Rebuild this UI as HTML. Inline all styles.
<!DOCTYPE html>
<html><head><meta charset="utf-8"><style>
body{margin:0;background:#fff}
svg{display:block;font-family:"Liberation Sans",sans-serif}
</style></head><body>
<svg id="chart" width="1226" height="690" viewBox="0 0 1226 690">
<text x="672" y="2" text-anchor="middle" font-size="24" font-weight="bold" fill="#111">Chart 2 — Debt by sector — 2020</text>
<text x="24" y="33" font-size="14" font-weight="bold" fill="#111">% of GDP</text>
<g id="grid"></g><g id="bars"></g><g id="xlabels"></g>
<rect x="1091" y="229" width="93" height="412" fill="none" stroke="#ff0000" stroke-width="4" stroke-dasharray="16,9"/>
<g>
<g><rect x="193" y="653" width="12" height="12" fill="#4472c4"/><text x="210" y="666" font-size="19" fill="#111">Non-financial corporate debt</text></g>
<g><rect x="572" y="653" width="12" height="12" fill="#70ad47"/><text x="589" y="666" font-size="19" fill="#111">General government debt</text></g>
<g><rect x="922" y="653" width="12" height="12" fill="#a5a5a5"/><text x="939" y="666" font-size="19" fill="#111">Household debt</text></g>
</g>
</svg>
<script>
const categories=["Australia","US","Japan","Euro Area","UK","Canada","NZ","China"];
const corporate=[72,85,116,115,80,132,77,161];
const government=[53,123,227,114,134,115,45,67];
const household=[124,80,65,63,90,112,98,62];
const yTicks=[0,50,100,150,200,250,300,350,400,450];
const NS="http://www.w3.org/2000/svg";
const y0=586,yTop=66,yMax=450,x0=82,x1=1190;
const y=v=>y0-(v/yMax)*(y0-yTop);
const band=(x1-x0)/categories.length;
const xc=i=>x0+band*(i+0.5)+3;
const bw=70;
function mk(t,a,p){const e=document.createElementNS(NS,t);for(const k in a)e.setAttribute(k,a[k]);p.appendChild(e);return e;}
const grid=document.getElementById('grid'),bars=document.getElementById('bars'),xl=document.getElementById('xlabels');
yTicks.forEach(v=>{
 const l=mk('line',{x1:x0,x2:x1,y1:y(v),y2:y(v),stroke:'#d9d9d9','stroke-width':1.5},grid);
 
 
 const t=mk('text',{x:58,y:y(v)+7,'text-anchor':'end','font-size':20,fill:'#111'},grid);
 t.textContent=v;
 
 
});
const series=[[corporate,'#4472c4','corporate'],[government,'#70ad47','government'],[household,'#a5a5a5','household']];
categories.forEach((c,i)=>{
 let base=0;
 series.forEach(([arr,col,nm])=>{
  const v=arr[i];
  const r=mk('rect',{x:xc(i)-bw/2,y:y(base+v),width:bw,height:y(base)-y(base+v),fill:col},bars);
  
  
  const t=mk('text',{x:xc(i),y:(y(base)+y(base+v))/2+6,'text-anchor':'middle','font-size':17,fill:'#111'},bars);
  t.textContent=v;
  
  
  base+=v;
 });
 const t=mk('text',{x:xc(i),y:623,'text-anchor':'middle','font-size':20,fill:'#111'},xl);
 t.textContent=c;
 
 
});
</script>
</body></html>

• Exercise aim
Please repeat the listing exactly, with nothing left out.

• Answer below
Rebuild this UI as HTML. Inline all styles.
<!DOCTYPE html>
<html><head><meta charset="utf-8"><style>
body{margin:0;background:#fff}
svg{display:block;font-family:"Liberation Sans",sans-serif}
</style></head><body>
<svg id="chart" width="1226" height="690" viewBox="0 0 1226 690">
<text x="672" y="2" text-anchor="middle" font-size="24" font-weight="bold" fill="#111">Chart 2 — Debt by sector — 2020</text>
<text x="24" y="33" font-size="14" font-weight="bold" fill="#111">% of GDP</text>
<g id="grid"></g><g id="bars"></g><g id="xlabels"></g>
<rect x="1091" y="229" width="93" height="412" fill="none" stroke="#ff0000" stroke-width="4" stroke-dasharray="16,9"/>
<g>
<g><rect x="193" y="653" width="12" height="12" fill="#4472c4"/><text x="210" y="666" font-size="19" fill="#111">Non-financial corporate debt</text></g>
<g><rect x="572" y="653" width="12" height="12" fill="#70ad47"/><text x="589" y="666" font-size="19" fill="#111">General government debt</text></g>
<g><rect x="922" y="653" width="12" height="12" fill="#a5a5a5"/><text x="939" y="666" font-size="19" fill="#111">Household debt</text></g>
</g>
</svg>
<script>
const categories=["Australia","US","Japan","Euro Area","UK","Canada","NZ","China"];
const corporate=[72,85,116,115,80,132,77,161];
const government=[53,123,227,114,134,115,45,67];
const household=[124,80,65,63,90,112,98,62];
const yTicks=[0,50,100,150,200,250,300,350,400,450];
const NS="http://www.w3.org/2000/svg";
const y0=586,yTop=66,yMax=450,x0=82,x1=1190;
const y=v=>y0-(v/yMax)*(y0-yTop);
const band=(x1-x0)/categories.length;
const xc=i=>x0+band*(i+0.5)+3;
const bw=70;
function mk(t,a,p){const e=document.createElementNS(NS,t);for(const k in a)e.setAttribute(k,a[k]);p.appendChild(e);return e;}
const grid=document.getElementById('grid'),bars=document.getElementById('bars'),xl=document.getElementById('xlabels');
yTicks.forEach(v=>{
 const l=mk('line',{x1:x0,x2:x1,y1:y(v),y2:y(v),stroke:'#d9d9d9','stroke-width':1.5},grid);
 
 
 const t=mk('text',{x:58,y:y(v)+7,'text-anchor':'end','font-size':20,fill:'#111'},grid);
 t.textContent=v;
 
 
});
const series=[[corporate,'#4472c4','corporate'],[government,'#70ad47','government'],[household,'#a5a5a5','household']];
categories.forEach((c,i)=>{
 let base=0;
 series.forEach(([arr,col,nm])=>{
  const v=arr[i];
  const r=mk('rect',{x:xc(i)-bw/2,y:y(base+v),width:bw,height:y(base)-y(base+v),fill:col},bars);
  
  
  const t=mk('text',{x:xc(i),y:(y(base)+y(base+v))/2+6,'text-anchor':'middle','font-size':17,fill:'#111'},bars);
  t.textContent=v;
  
  
  base+=v;
 });
 const t=mk('text',{x:xc(i),y:623,'text-anchor':'middle','font-size':20,fill:'#111'},xl);
 t.textContent=c;
 
 
});
</script>
</body></html>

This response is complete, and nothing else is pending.